▼

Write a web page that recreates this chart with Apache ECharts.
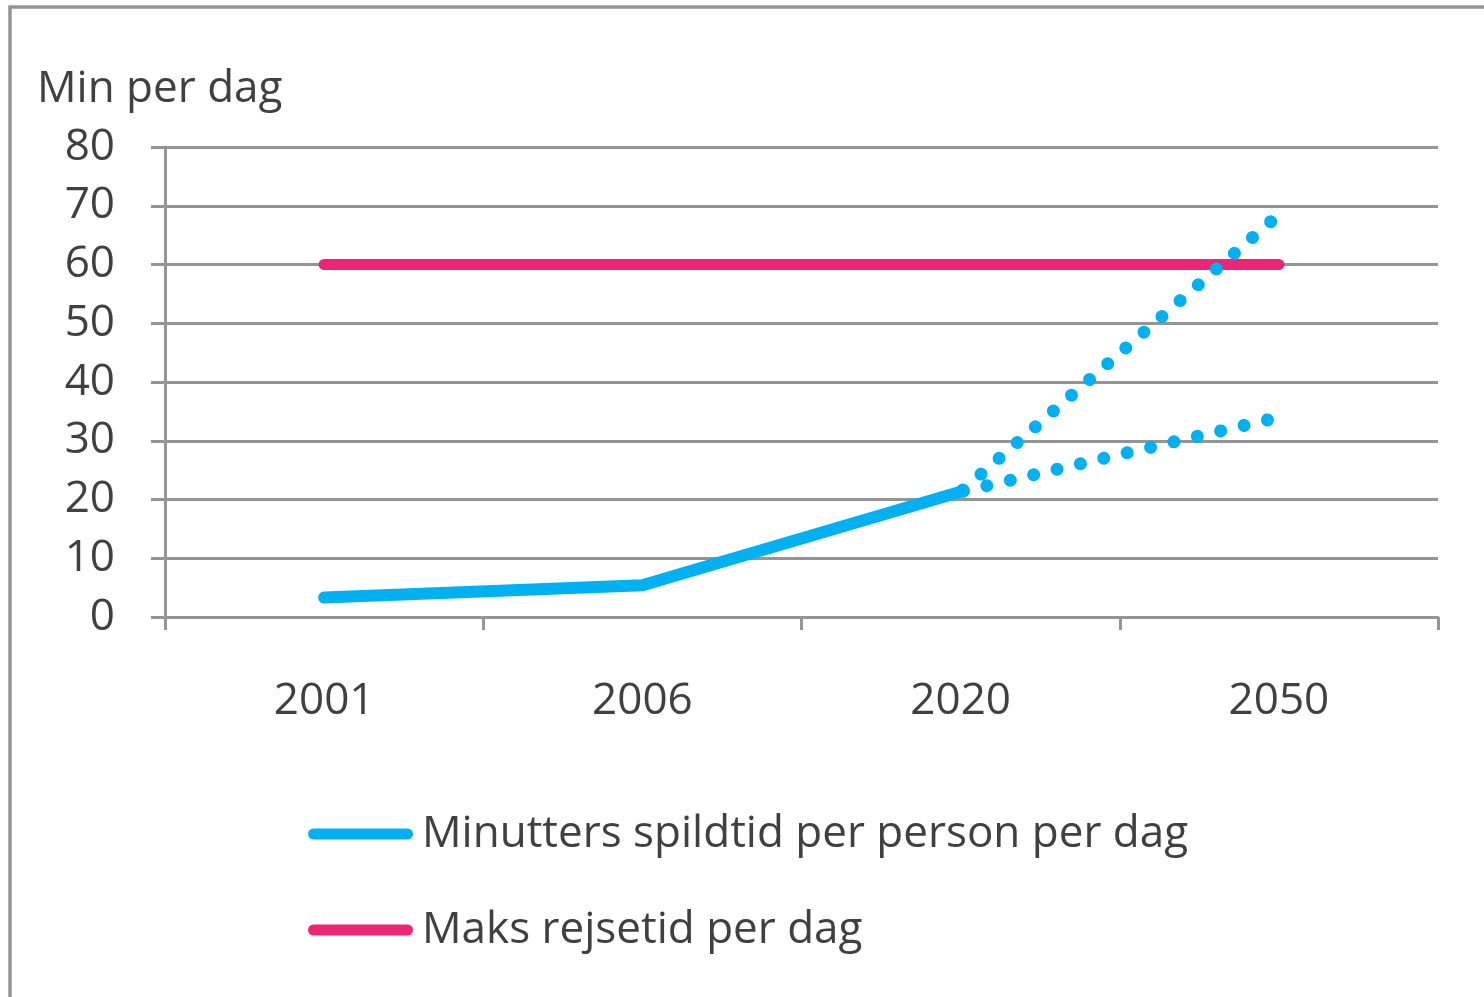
<!DOCTYPE html>
<html>
<head>
<meta charset="utf-8">
<script src="https://cdn.jsdelivr.net/npm/echarts@6/dist/echarts.min.js"></script>
<style>
html,body{margin:0;padding:0;background:#fff;}
#c{width:1484px;height:997px;}
</style>
</head>
<body>
<div id="c"></div>
<script>
const categories = ['2001', '2006', '2020', '2050'];
const spildtid = [3.3, 5.4, 21.3, '-'];
const maksRejsetid = [60, 60, 60, 60];
const prognoseHoj = ['-', '-', 21.3, 68.5];
const prognoseLav = ['-', '-', 21.3, 34];
const yTitle = 'Min per dag';
const nameSpild = 'Minutters spildtid per person per dag';
const nameMaks = 'Maks rejsetid per dag';

const FONT = 'Open Sans';
const FS = 44;
const TXT = '#404040';
const GRAY = '#959595';
const BLUE = '#00B0F0';
const PINK = '#EC2674';

const chart = echarts.init(document.getElementById('c'));
const legendIcon = 'path://M5.5,0 H99.5 A5.5,5.5 0 0 1 99.5,11 H5.5 A5.5,5.5 0 0 1 5.5,0 Z';
chart.setOption({
  animation: false,
  backgroundColor: '#fff',
  textStyle: { fontFamily: FONT },
  grid: { left: 165, right: 46, top: 147, bottom: 380, containLabel: false },
  graphic: [
    { type: 'rect', shape: { x: 10, y: 7, width: 1600, height: 1200 },
      style: { fill: 'none', stroke: GRAY, lineWidth: 3.5 }, silent: true },
    { type: 'text', x: 37, y: 89,
      style: { text: yTitle, font: FS + 'px ' + FONT, fill: TXT, verticalAlign: 'middle' } }
  ],
  legend: {
    orient: 'vertical', left: 308, top: 809, padding: 0,
    data: [nameSpild, nameMaks],
    itemWidth: 105, itemHeight: 11, itemGap: 46,
    icon: legendIcon,
    textStyle: { fontFamily: FONT, fontSize: FS, color: TXT, lineHeight: 50, padding: [0, 0, 0, 4] }
  },
  xAxis: {
    type: 'category', data: categories, boundaryGap: true,
    axisLine: { lineStyle: { color: GRAY, width: 3 } },
    axisTick: { show: true, length: 13, lineStyle: { color: GRAY, width: 3 } },
    axisLabel: { fontFamily: FONT, fontSize: FS, color: TXT, margin: 62 },
    splitLine: { show: false }
  },
  yAxis: {
    type: 'value', min: 0, max: 80, interval: 10,
    axisLine: { show: true, lineStyle: { color: GRAY, width: 3 } },
    axisTick: { show: true, length: 14, lineStyle: { color: GRAY, width: 3 } },
    axisLabel: { fontFamily: FONT, fontSize: FS, color: TXT, margin: 50 },
    splitLine: { show: true, lineStyle: { color: GRAY, width: 3 } }
  },
  series: [
    { name: nameMaks, type: 'line', data: maksRejsetid, symbol: 'none',
      color: PINK, lineStyle: { color: PINK, width: 11, cap: 'round' } },
    { name: nameSpild, type: 'line', data: spildtid, symbol: 'none',
      color: BLUE, lineStyle: { color: BLUE, width: 12, cap: 'round', join: 'round' } },
    { name: 'Prognose høj', type: 'line', data: prognoseHoj, symbol: 'none',
      lineStyle: { color: BLUE, width: 13, cap: 'round', type: [0.01, 24], dashOffset: -27 } },
    { name: 'Prognose lav', type: 'line', data: prognoseLav, symbol: 'none',
      lineStyle: { color: BLUE, width: 13, cap: 'round', type: [0.01, 24], dashOffset: -27 } }
  ]
});
</script>
</body>
</html>
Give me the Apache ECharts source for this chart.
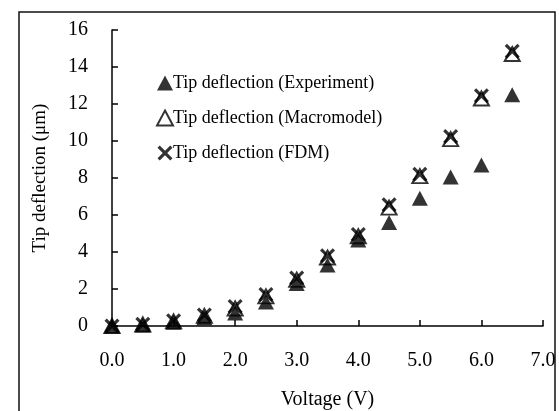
<!DOCTYPE html>
<html>
<head>
<meta charset="utf-8">
<script src="https://cdn.jsdelivr.net/npm/echarts@6/dist/echarts.min.js"></script>
<style>
  html, body { margin: 0; padding: 0; background: #fff; }
  #main { width: 559px; height: 411px; }
</style>
</head>
<body>
<div id="main"></div>
<script>
// voltage steps (V)
var voltage = [0, 0.5, 1.0, 1.5, 2.0, 2.5, 3.0, 3.5, 4.0, 4.5, 5.0, 5.5, 6.0, 6.5];
// tip deflection (um)
var experiment = [0, 0.05, 0.2, 0.45, 0.7, 1.3, 2.3, 3.3, 4.65, 5.6, 6.9, 8.05, 8.7, 12.5];
var macromodel = [0, 0.08, 0.25, 0.55, 0.95, 1.6, 2.5, 3.7, 4.85, 6.4, 8.1, 10.1, 12.3, 14.7];
var fdm = [0, 0.1, 0.28, 0.6, 1.05, 1.7, 2.6, 3.8, 4.95, 6.55, 8.2, 10.25, 12.45, 14.85];

var names = ['Tip deflection (Experiment)', 'Tip deflection (Macromodel)', 'Tip deflection (FDM)'];

function pairs(ys) {
  return voltage.map(function (v, i) { return [v, ys[i]]; });
}

var serif = '"Liberation Serif", "DejaVu Serif", serif';
var crossPath = 'path://M0,1.5 L1.5,0 L5,3.5 L8.5,0 L10,1.5 L6.5,5 L10,8.5 L8.5,10 L5,6.5 L1.5,10 L0,8.5 L3.5,5 Z';

var chartDom = document.getElementById('main');
var myChart = echarts.init(chartDom);

var option = {
  animation: false,
  backgroundColor: '#fff',
  textStyle: { fontFamily: serif, color: '#000' },
  graphic: [
    {
      type: 'rect',
      shape: { x: 19, y: 12, width: 536, height: 410 },
      style: { fill: 'none', stroke: '#111', lineWidth: 1.5 },
      z: -1
    }
  ],
  legend: {
    orient: 'vertical',
    left: 151,
    top: 69,
    itemGap: 17,
    itemWidth: 16,
    itemHeight: 15,
    textStyle: { fontFamily: serif, fontSize: 18, color: '#000', padding: [0, 0, 0, -5] },
    data: names
  },
  grid: { left: 112, right: 16, top: 30, bottom: 85, containLabel: false, outerBoundsMode: 'none' },
  xAxis: {
    type: 'value',
    min: 0,
    max: 7,
    interval: 1,
    name: 'Voltage (V)',
    nameLocation: 'middle',
    nameGap: 64,
    nameTextStyle: { fontFamily: serif, fontSize: 20, color: '#000' },
    axisLine: { lineStyle: { color: '#000', width: 1.5 } },
    axisTick: { inside: true, length: 6, lineStyle: { color: '#000', width: 1.5 } },
    axisLabel: {
      margin: 25,
      fontFamily: serif,
      fontSize: 20,
      color: '#000',
      formatter: function (v) { return v.toFixed(1); }
    },
    splitLine: { show: false }
  },
  yAxis: {
    type: 'value',
    min: 0,
    max: 16,
    interval: 2,
    name: 'Tip deflection (μm)',
    nameLocation: 'middle',
    nameGap: 62,
    nameTextStyle: { fontFamily: serif, fontSize: 19, color: '#000' },
    axisLine: { show: true, lineStyle: { color: '#000', width: 1.5 } },
    axisTick: { show: true, inside: true, length: 6, lineStyle: { color: '#000', width: 1.5 } },
    axisLabel: { margin: 24, fontFamily: serif, fontSize: 20, color: '#000' },
    splitLine: { show: false }
  },
  series: [
    {
      name: names[0],
      type: 'scatter',
      symbol: 'triangle',
      symbolSize: [16, 15],
      itemStyle: { color: '#000' },
      data: pairs(experiment),
      z: 2
    },
    {
      name: names[1],
      type: 'scatter',
      symbol: 'triangle',
      symbolSize: [15, 14],
      itemStyle: { color: 'rgba(255,255,255,0)', borderColor: '#000', borderWidth: 2 },
      data: pairs(macromodel),
      z: 3
    },
    {
      name: names[2],
      type: 'scatter',
      symbol: crossPath,
      symbolSize: 15,
      itemStyle: { color: '#000' },
      data: pairs(fdm),
      z: 4
    }
  ]
};

myChart.setOption(option);
</script>
</body>
</html>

▲

* Problem description *
Extract from the data every line where "this" shows up.

* Exercise output *
Write a web page that recreates this chart with Apache ECharts.
Give me the Apache ECharts source for this chart.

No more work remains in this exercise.